Shanghai launched a comprehensive Chinese language test yesterday to better measure foreigners' languages skills and help universities and companies with the vetting of students and employees.
The new, computer-based test, called by the pinyin abbreviation SHNC, focuses more on practical daily communication skills, compared with HSK, a national standardized written benchmark for the Chinese language.
The first group of 50 expatriates from countries in Asia, Europe, the Americas and Africa took part in the test, which covers listening, speaking, reading and writing skills.
"It's very simple to me," said Emre Glirbuz, a Turkish student studying in Shanghai University in an exchange program. He has been studying Chinese for more than one year and his teacher recommended he take the test.
"I love Chinese culture," he said. "China has lots of job opportunities and I want to stay in the country."
"My teacher told me that the test will be helpful to look for a job," he said.
Yanagisawa Michiko, a Japanese housewife, has been living Shanghai for about two years while her husband works in the city. "The neighborhood committee told me about the test," she said. "I have studied Chinese for about 18 months and I want to take the opportunity to examine my learning."
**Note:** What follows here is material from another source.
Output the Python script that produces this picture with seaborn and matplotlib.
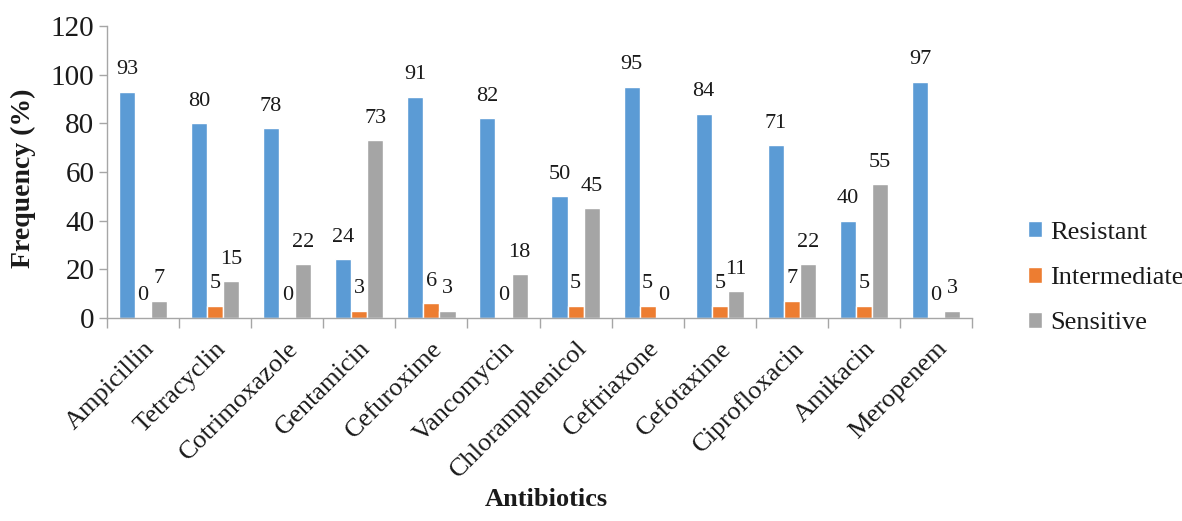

The test contains three levels and the center is giving only the most simple one this year.
Test-takers were led to individual rooms to finish the 30-minute test on a computer.
The oral questions include choosing pictures according to words heard on the earphone, reading sentences aloud, and telling stories according to videos or pictures displayed on the computer.
The written part includes writing a paragraph and composing Chinese text messages such as the answer to the question, "What day is it today?" sent to the test center via cell phone.
The test will be held twice a year and those who pass the test will receive a certificate issued by the Shanghai Language and Character Level Test Center affiliated with the Shanghai Education Commission.